Dataset items:
----------------

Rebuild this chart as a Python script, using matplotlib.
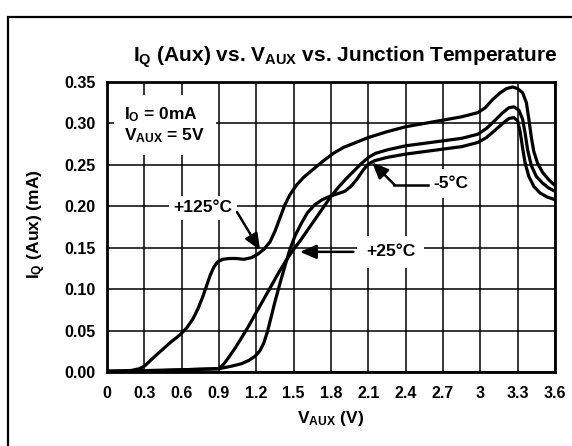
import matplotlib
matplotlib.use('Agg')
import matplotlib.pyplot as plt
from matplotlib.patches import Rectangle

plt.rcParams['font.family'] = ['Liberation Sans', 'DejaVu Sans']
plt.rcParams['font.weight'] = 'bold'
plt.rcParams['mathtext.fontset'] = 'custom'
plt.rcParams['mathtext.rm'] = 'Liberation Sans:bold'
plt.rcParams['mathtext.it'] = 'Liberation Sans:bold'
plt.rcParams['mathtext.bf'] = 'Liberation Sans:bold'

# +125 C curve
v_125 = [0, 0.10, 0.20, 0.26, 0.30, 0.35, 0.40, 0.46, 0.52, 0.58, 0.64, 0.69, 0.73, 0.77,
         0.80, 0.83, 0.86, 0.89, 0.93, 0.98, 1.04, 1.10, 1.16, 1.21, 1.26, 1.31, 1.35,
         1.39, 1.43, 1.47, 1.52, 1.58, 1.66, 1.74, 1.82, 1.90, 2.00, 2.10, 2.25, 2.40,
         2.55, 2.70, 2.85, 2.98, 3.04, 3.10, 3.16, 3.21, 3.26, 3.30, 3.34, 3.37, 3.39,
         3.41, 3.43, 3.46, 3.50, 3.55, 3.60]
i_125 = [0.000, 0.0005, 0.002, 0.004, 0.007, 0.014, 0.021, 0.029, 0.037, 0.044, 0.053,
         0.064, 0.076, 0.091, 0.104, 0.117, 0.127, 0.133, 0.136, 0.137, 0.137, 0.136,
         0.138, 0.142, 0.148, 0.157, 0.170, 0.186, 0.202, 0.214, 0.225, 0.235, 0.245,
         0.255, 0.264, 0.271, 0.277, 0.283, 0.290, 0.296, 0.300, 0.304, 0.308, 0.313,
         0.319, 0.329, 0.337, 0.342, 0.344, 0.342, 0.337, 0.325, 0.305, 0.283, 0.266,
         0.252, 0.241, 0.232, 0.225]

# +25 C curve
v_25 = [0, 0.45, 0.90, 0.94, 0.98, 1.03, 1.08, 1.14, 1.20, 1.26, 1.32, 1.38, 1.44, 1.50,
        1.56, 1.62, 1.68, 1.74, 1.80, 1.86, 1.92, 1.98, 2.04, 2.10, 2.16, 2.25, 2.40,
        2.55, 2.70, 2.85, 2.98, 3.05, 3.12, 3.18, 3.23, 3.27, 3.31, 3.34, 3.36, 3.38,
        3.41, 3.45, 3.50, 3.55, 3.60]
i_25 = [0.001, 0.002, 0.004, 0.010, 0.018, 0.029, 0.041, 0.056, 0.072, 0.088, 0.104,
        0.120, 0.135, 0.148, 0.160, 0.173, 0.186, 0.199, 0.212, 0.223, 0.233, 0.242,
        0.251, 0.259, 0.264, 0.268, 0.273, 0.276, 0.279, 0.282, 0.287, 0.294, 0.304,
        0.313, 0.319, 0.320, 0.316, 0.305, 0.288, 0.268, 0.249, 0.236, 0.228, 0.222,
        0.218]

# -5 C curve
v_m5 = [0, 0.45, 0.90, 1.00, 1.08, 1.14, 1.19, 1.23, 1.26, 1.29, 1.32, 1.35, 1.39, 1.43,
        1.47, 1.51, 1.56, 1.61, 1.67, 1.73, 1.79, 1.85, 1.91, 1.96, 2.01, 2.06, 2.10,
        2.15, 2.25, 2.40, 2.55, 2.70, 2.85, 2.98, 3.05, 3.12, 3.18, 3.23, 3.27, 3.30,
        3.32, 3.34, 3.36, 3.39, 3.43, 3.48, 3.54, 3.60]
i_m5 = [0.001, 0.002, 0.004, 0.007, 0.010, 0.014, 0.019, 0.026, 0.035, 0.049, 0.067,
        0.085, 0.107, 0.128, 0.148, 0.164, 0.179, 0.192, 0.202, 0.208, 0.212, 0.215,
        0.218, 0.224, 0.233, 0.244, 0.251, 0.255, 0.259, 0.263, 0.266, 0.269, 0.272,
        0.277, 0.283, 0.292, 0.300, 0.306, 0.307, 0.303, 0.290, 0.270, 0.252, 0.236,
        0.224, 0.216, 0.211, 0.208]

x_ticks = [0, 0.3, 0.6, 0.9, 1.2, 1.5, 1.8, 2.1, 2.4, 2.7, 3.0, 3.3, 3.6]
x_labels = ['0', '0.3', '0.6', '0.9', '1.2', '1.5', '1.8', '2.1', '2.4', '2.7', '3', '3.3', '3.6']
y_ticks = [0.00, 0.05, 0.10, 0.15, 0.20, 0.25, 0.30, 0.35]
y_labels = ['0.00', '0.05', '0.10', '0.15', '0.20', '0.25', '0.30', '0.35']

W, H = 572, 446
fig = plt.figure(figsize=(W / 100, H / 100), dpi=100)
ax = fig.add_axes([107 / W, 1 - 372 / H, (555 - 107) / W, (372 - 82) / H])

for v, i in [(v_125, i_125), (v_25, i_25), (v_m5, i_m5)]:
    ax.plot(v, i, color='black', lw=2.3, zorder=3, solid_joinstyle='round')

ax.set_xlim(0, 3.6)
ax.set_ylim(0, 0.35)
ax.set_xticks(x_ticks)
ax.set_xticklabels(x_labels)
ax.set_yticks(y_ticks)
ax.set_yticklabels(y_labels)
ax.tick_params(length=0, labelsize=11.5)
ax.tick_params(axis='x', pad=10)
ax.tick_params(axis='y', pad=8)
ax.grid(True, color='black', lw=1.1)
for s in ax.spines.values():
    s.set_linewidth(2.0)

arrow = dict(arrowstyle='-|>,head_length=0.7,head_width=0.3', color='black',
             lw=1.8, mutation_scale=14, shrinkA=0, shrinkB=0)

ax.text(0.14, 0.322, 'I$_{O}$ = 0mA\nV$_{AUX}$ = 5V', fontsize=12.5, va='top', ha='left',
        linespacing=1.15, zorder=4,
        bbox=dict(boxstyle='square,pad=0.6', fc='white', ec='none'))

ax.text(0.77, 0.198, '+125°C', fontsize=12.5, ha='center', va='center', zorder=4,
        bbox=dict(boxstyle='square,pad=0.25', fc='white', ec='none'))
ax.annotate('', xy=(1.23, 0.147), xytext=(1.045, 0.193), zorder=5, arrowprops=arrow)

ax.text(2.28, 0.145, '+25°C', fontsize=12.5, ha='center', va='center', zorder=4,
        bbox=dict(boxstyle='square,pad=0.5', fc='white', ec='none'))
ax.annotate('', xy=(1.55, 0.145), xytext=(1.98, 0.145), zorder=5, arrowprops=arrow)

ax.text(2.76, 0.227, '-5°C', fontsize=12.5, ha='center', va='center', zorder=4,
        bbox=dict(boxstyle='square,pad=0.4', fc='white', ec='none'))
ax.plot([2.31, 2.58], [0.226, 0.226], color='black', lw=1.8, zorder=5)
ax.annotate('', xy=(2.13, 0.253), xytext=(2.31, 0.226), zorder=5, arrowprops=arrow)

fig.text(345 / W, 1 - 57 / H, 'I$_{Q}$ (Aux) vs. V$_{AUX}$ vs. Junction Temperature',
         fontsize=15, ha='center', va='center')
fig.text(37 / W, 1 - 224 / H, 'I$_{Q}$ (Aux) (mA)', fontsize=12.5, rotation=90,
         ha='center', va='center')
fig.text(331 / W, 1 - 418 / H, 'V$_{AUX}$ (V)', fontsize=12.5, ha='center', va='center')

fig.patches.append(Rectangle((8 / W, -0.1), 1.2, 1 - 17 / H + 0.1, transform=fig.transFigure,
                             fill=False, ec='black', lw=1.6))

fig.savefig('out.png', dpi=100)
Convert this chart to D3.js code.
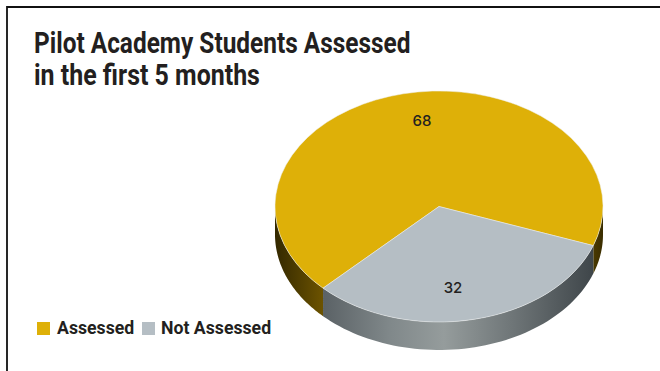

----------------

▸ **What to produce**: In this exercise, set down all of the data exactly, without the pictures.

▸ **Result for this task**:
Rebuild this chart as a Python script, using matplotlib.
import matplotlib
matplotlib.use('Agg')
import matplotlib.pyplot as plt
from matplotlib.patches import Rectangle

plt.rcParams['font.family'] = ['Liberation Sans', 'DejaVu Sans']
plt.rcParams['font.weight'] = 'bold'
plt.rcParams['mathtext.fontset'] = 'custom'
plt.rcParams['mathtext.rm'] = 'Liberation Sans:bold'
plt.rcParams['mathtext.it'] = 'Liberation Sans:bold'
plt.rcParams['mathtext.bf'] = 'Liberation Sans:bold'

# +125 C curve
v_125 = [0, 0.10, 0.20, 0.26, 0.30, 0.35, 0.40, 0.46, 0.52, 0.58, 0.64, 0.69, 0.73, 0.77,
         0.80, 0.83, 0.86, 0.89, 0.93, 0.98, 1.04, 1.10, 1.16, 1.21, 1.26, 1.31, 1.35,
         1.39, 1.43, 1.47, 1.52, 1.58, 1.66, 1.74, 1.82, 1.90, 2.00, 2.10, 2.25, 2.40,
         2.55, 2.70, 2.85, 2.98, 3.04, 3.10, 3.16, 3.21, 3.26, 3.30, 3.34, 3.37, 3.39,
         3.41, 3.43, 3.46, 3.50, 3.55, 3.60]
i_125 = [0.000, 0.0005, 0.002, 0.004, 0.007, 0.014, 0.021, 0.029, 0.037, 0.044, 0.053,
         0.064, 0.076, 0.091, 0.104, 0.117, 0.127, 0.133, 0.136, 0.137, 0.137, 0.136,
         0.138, 0.142, 0.148, 0.157, 0.170, 0.186, 0.202, 0.214, 0.225, 0.235, 0.245,
         0.255, 0.264, 0.271, 0.277, 0.283, 0.290, 0.296, 0.300, 0.304, 0.308, 0.313,
         0.319, 0.329, 0.337, 0.342, 0.344, 0.342, 0.337, 0.325, 0.305, 0.283, 0.266,
         0.252, 0.241, 0.232, 0.225]

# +25 C curve
v_25 = [0, 0.45, 0.90, 0.94, 0.98, 1.03, 1.08, 1.14, 1.20, 1.26, 1.32, 1.38, 1.44, 1.50,
        1.56, 1.62, 1.68, 1.74, 1.80, 1.86, 1.92, 1.98, 2.04, 2.10, 2.16, 2.25, 2.40,
        2.55, 2.70, 2.85, 2.98, 3.05, 3.12, 3.18, 3.23, 3.27, 3.31, 3.34, 3.36, 3.38,
        3.41, 3.45, 3.50, 3.55, 3.60]
i_25 = [0.001, 0.002, 0.004, 0.010, 0.018, 0.029, 0.041, 0.056, 0.072, 0.088, 0.104,
        0.120, 0.135, 0.148, 0.160, 0.173, 0.186, 0.199, 0.212, 0.223, 0.233, 0.242,
        0.251, 0.259, 0.264, 0.268, 0.273, 0.276, 0.279, 0.282, 0.287, 0.294, 0.304,
        0.313, 0.319, 0.320, 0.316, 0.305, 0.288, 0.268, 0.249, 0.236, 0.228, 0.222,
        0.218]

# -5 C curve
v_m5 = [0, 0.45, 0.90, 1.00, 1.08, 1.14, 1.19, 1.23, 1.26, 1.29, 1.32, 1.35, 1.39, 1.43,
        1.47, 1.51, 1.56, 1.61, 1.67, 1.73, 1.79, 1.85, 1.91, 1.96, 2.01, 2.06, 2.10,
        2.15, 2.25, 2.40, 2.55, 2.70, 2.85, 2.98, 3.05, 3.12, 3.18, 3.23, 3.27, 3.30,
        3.32, 3.34, 3.36, 3.39, 3.43, 3.48, 3.54, 3.60]
i_m5 = [0.001, 0.002, 0.004, 0.007, 0.010, 0.014, 0.019, 0.026, 0.035, 0.049, 0.067,
        0.085, 0.107, 0.128, 0.148, 0.164, 0.179, 0.192, 0.202, 0.208, 0.212, 0.215,
        0.218, 0.224, 0.233, 0.244, 0.251, 0.255, 0.259, 0.263, 0.266, 0.269, 0.272,
        0.277, 0.283, 0.292, 0.300, 0.306, 0.307, 0.303, 0.290, 0.270, 0.252, 0.236,
        0.224, 0.216, 0.211, 0.208]

x_ticks = [0, 0.3, 0.6, 0.9, 1.2, 1.5, 1.8, 2.1, 2.4, 2.7, 3.0, 3.3, 3.6]
x_labels = ['0', '0.3', '0.6', '0.9', '1.2', '1.5', '1.8', '2.1', '2.4', '2.7', '3', '3.3', '3.6']
y_ticks = [0.00, 0.05, 0.10, 0.15, 0.20, 0.25, 0.30, 0.35]
y_labels = ['0.00', '0.05', '0.10', '0.15', '0.20', '0.25', '0.30', '0.35']

W, H = 572, 446
fig = plt.figure(figsize=(W / 100, H / 100), dpi=100)
ax = fig.add_axes([107 / W, 1 - 372 / H, (555 - 107) / W, (372 - 82) / H])

for v, i in [(v_125, i_125), (v_25, i_25), (v_m5, i_m5)]:
    ax.plot(v, i, color='black', lw=2.3, zorder=3, solid_joinstyle='round')

ax.set_xlim(0, 3.6)
ax.set_ylim(0, 0.35)
ax.set_xticks(x_ticks)
ax.set_xticklabels(x_labels)
ax.set_yticks(y_ticks)
ax.set_yticklabels(y_labels)
ax.tick_params(length=0, labelsize=11.5)
ax.tick_params(axis='x', pad=10)
ax.tick_params(axis='y', pad=8)
ax.grid(True, color='black', lw=1.1)
for s in ax.spines.values():
    s.set_linewidth(2.0)

arrow = dict(arrowstyle='-|>,head_length=0.7,head_width=0.3', color='black',
             lw=1.8, mutation_scale=14, shrinkA=0, shrinkB=0)

ax.text(0.14, 0.322, 'I$_{O}$ = 0mA\nV$_{AUX}$ = 5V', fontsize=12.5, va='top', ha='left',
        linespacing=1.15, zorder=4,
        bbox=dict(boxstyle='square,pad=0.6', fc='white', ec='none'))

ax.text(0.77, 0.198, '+125°C', fontsize=12.5, ha='center', va='center', zorder=4,
        bbox=dict(boxstyle='square,pad=0.25', fc='white', ec='none'))
ax.annotate('', xy=(1.23, 0.147), xytext=(1.045, 0.193), zorder=5, arrowprops=arrow)

ax.text(2.28, 0.145, '+25°C', fontsize=12.5, ha='center', va='center', zorder=4,
        bbox=dict(boxstyle='square,pad=0.5', fc='white', ec='none'))
ax.annotate('', xy=(1.55, 0.145), xytext=(1.98, 0.145), zorder=5, arrowprops=arrow)

ax.text(2.76, 0.227, '-5°C', fontsize=12.5, ha='center', va='center', zorder=4,
        bbox=dict(boxstyle='square,pad=0.4', fc='white', ec='none'))
ax.plot([2.31, 2.58], [0.226, 0.226], color='black', lw=1.8, zorder=5)
ax.annotate('', xy=(2.13, 0.253), xytext=(2.31, 0.226), zorder=5, arrowprops=arrow)

fig.text(345 / W, 1 - 57 / H, 'I$_{Q}$ (Aux) vs. V$_{AUX}$ vs. Junction Temperature',
         fontsize=15, ha='center', va='center')
fig.text(37 / W, 1 - 224 / H, 'I$_{Q}$ (Aux) (mA)', fontsize=12.5, rotation=90,
         ha='center', va='center')
fig.text(331 / W, 1 - 418 / H, 'V$_{AUX}$ (V)', fontsize=12.5, ha='center', va='center')

fig.patches.append(Rectangle((8 / W, -0.1), 1.2, 1 - 17 / H + 0.1, transform=fig.transFigure,
                             fill=False, ec='black', lw=1.6))

fig.savefig('out.png', dpi=100)
Convert this chart to D3.js code.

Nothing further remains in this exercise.